Saat itu Anies mengaku masih belum bisa memutuskan karena harus mengkaji banyak hal. Buah pikir zaman Erlan itu disebut Agus persis seperti opsi yang dijalankan oleh Tim dan Anies sekarang.

“Jadi itu tidak ada bedanya, cuma dibolak balik saja enggak selesai-selesai. Menurut saya itu tunggu saja kontraknya habis baru dipikirkan pengelolaannya,” tutur Agus.

Kilas Balik
Diketahui, sejak Juni 1997 pengelolaan air di Jakarta dikelola oleh perusahaan Salim Group. Selama dikelola swasta, masyarakat banyak merasakan ketimpangan dari segi tarif dan pelayanan.

Pada 2012, 12 warga negara berjuang melalui Gugatan Warga Negara untuk mengembalikan air. Menteri Keuangan pun mengajukan Peninjauan Kembali ke Mahkamah Agung.
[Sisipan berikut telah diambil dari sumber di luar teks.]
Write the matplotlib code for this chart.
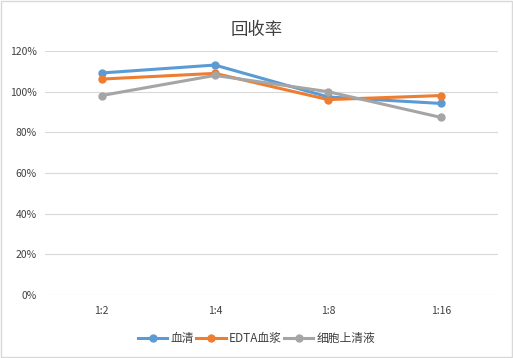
import matplotlib.pyplot as plt
from matplotlib.ticker import PercentFormatter

plt.rcParams['font.family'] = ['Noto Sans CJK SC', 'DejaVu Sans']

ratios = ['1:2', '1:4', '1:8', '1:16']
serum = [109.2, 113.1, 97.4, 94.2]
edta_plasma = [106.2, 109.0, 96.1, 98.1]
supernatant = [98.1, 108.0, 100.0, 87.3]

fig = plt.figure(figsize=(5.13, 3.58), dpi=100)
fig.patches.append(plt.Rectangle((0.002, 0.003), 0.996, 0.994, transform=fig.transFigure,
                                 fill=False, edgecolor='#d9d9d9', linewidth=1))
ax = fig.add_axes([0.0877, 0.176, 0.883, 0.6815])

x = range(len(ratios))
ax.plot(x, serum, color='#5b9bd5', marker='o', markersize=5, linewidth=2.2, label='血清')
ax.plot(x, edta_plasma, color='#ed7d31', marker='o', markersize=5, linewidth=2.2, label='EDTA血浆')
ax.plot(x, supernatant, color='#a5a5a5', marker='o', markersize=5, linewidth=2.2, label='细胞上清液')

ax.set_xlim(-0.5, 3.5)
ax.set_ylim(0, 120)
ax.set_yticks(range(0, 121, 20))
ax.yaxis.set_major_formatter(PercentFormatter(decimals=0))
ax.set_xticks(list(x))
ax.set_xticklabels(ratios)
ax.grid(axis='y', color='#d9d9d9', linewidth=0.8)
ax.set_axisbelow(True)
for s in ax.spines.values():
    s.set_visible(False)
ax.tick_params(length=0, labelsize=7.5, colors='#404040', pad=8)
ax.tick_params(axis='y', pad=6)

fig.text(0.5, 0.915, '回收率', ha='center', va='center', fontsize=12.5, color='#404040',
         fontweight='light')
# legend centred on the figure, not the axes
fig.legend(*ax.get_legend_handles_labels(), loc='center', bbox_to_anchor=(0.5, 0.055),
           ncol=3, frameon=False, fontsize=8.5, handlelength=2.5, columnspacing=0.2,
           handletextpad=0.25, labelcolor='#404040')

fig.savefig('out.png', dpi=100)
Mahkamah Agung menjadikan warga sebagai pihak yang kalah dengan alasan yang mengada-ada karena tidak menyentuh substansi. Pada 2013, 4 organisasi besar dan 7 warga negara mengajukan permohonan uji materil melalui Mahkamah Konstitusi.

Perjuangan ini berujung dengan pembatalan UU Sumber Daya Air Tahun 2004 dan dikeluarkannya Persyaratan Konstitusional yang harus dipenuhi negara dalam mengelola air. Inti dari persyaratan ini adalah pengelolaan air dilakukan oleh negera dan diberikan kepada swasta setelah kebutuhan tercukupi.

Kini DKI masih mengupayakan untuk negoisasi kepada Aetra dan Palyja. Anies memberikan batas waktu satu bulan kepada Dirut PAM Jaya dan Tim Evaluasi Tata Kelola Air untuk menyiapkan proses pengambilalihan pengelolaan air.